Key elements of the service are:
- Participation is entirely voluntary
- All participants can expect to receive in-depth action planning to ensure the support they receive is tailored for them and suits their individual needs and circumstances
- The service offers pre-work support of 12-18 months
- The service offers in-work support for up to 12 months
- Those who require specialist support to help them find work can expect to receive it
- There are national standards to ensure everyone receives a consistent quality of support across the nine geographic contract areas
The service delivery model is based on evidence of what works in employability support and was developed in consultation with delivery partners, employability providers and the Scottish public.
Scottish Ministers have committed to a "test and learn" approach to the long-term development and continuous improvement of devolved employability services and both the FSS service design and evaluation reflect this approach. The FSS evaluation plan will report annually on the process, outcomes and impact of service delivery, capturing the experiences of all those involved in FSS delivery and participation.
The first FSS evaluation report was published in June 2019, and covered implementation and early delivery in the first six months of services (to September 2018). The second evaluation report was published in November 2019, and covered the first full year of delivery (April 2018 – March 2019).
The key findings from the first two reports show evidence that:
- FSS is reaching participants with a broad range of different personal, social and economic characteristics, though there was room for improvement, especially with regards to females, young people, and those from minority ethnic backgrounds
- Most participants were referred by Jobcentre Plus (JCP) staff, though there was some evidence of an increase in third party referrals
- Co-location of FSS services with existing employability or support organisations was an effective way to reach the wider community, and the development of strong relationships with delivery partners is crucial
- There was some feeling from providers that other outcomes apart from sustained job outcomes of more than 16 hours should be recognized
- Participants in FSS reported that they recognised the benefits of the support, and felt treated with dignity and respect
For further information on the overall FSS evaluation plan, see Appendix 3.
In March 2020, the UK entered a period of unprecedented public health measures due to the COVID-19 pandemic. This has understandably had a huge impact on participants, referrals, providers and the labour market. As the evaluation fieldwork took place in spring, there was some discussion of COVID-19, however this report focuses on year 2 of FSS, April 2019 – March 2020, and therefore the majority of the report focuses on FSS pre-COVID. The evaluation of the 3rd year will of course report on how COVID-19 has impacted on the service, providers and participants in detail.

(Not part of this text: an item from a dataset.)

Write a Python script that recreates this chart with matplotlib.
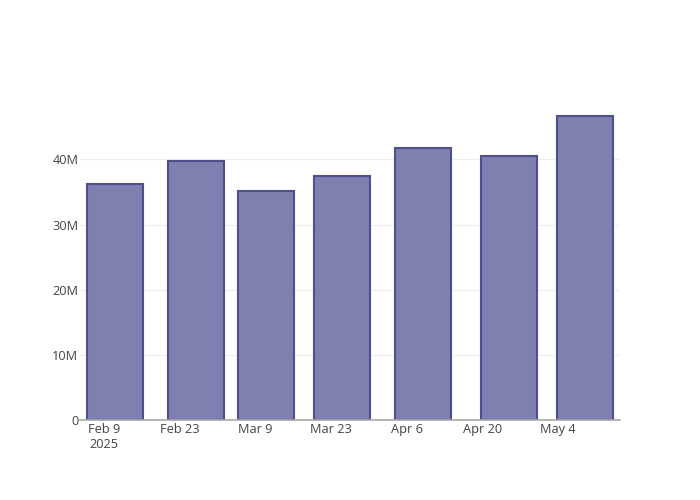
import matplotlib
matplotlib.use("Agg")
import matplotlib.pyplot as plt
import matplotlib.dates as mdates
import numpy as np
from datetime import datetime

plt.rcParams['font.family'] = ['Open Sans', 'DejaVu Sans']

# data
dates = ["2025-02-11", "2025-02-26", "2025-03-11", "2025-03-25",
         "2025-04-09", "2025-04-25", "2025-05-09"]
values = [36.3e6, 39.7e6, 35.2e6, 37.5e6, 41.7e6, 40.5e6, 46.6e6]
tick_dates = ["2025-02-09", "2025-02-23", "2025-03-09", "2025-03-23",
              "2025-04-06", "2025-04-20", "2025-05-04"]
tick_labels = ["Feb 9\n2025", "Feb 23", "Mar 9", "Mar 23", "Apr 6", "Apr 20", "May 4"]
y_ticks = [0, 10e6, 20e6, 30e6, 40e6]
y_labels = ["0", "10M", "20M", "30M", "40M"]

TEXT = "#444444"
FILL = "#7f7fb0"
EDGE = "#4f4f8e"

x = mdates.date2num([datetime.strptime(d, "%Y-%m-%d") for d in dates])
tx = mdates.date2num([datetime.strptime(d, "%Y-%m-%d") for d in tick_dates])
width = 0.8 * np.min(np.diff(x))

fig = plt.figure(figsize=(7, 5), dpi=100)
ax = fig.add_axes([80/700, 80/500, 540/700, 320/500])

ax.bar(x, values, width=width, color=FILL, edgecolor=EDGE, linewidth=1.5, zorder=3)

pad = 1.3
ax.set_xlim(x[0] - width/2 - pad, x[-1] + width/2 + pad)
ax.set_ylim(0, max(values) * 1.054)

ax.set_xticks(tx)
ax.set_xticklabels(tick_labels, ha='center', fontsize=9.2, color=TEXT, linespacing=1.15)
ax.tick_params(axis='x', length=0, pad=2.5)

ax.set_yticks(y_ticks)
ax.set_yticklabels(y_labels, fontsize=9.2, color=TEXT)
ax.tick_params(axis='y', length=0, pad=1.2)
ax.yaxis.grid(True, color="#eeeeee", linewidth=0.8, zorder=0)
ax.set_axisbelow(True)

for s in ['top', 'right', 'left']:
    ax.spines[s].set_visible(False)
ax.spines['bottom'].set_color("#a8a8a8")
ax.spines['bottom'].set_linewidth(1.2)
ax.spines['bottom'].set_zorder(4)

fig.savefig("out.png", dpi=100, facecolor="white")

Nonetheless, due to COVID-19 and the resulting lockdown, some elements of planned fieldwork were unable to go ahead. This included a series of focus groups that were planned to take place across Scotland in spring, in order to gather direct feedback from FSS participants as well as some of the planned fieldwork for the research contractors, namely interviews with Jobcentre Plus staff and employers.
1.4 What SG did with last year's feedback
Following the publication of the second evaluation report covering April 2018 to March 2019, SG identified a number of areas to review as part of Fair Start Scotland continuous improvement activity. SG recognised the importance of working closely with FSS providers and JCP to drive shared improvement activities, leading to the development of a joint provider continuous improvement plan as well as a SG / JCP continuous improvement plan.
This led to the design of a number of key improvement initiatives undertaken and implemented in year 2 which are detailed throughout the report.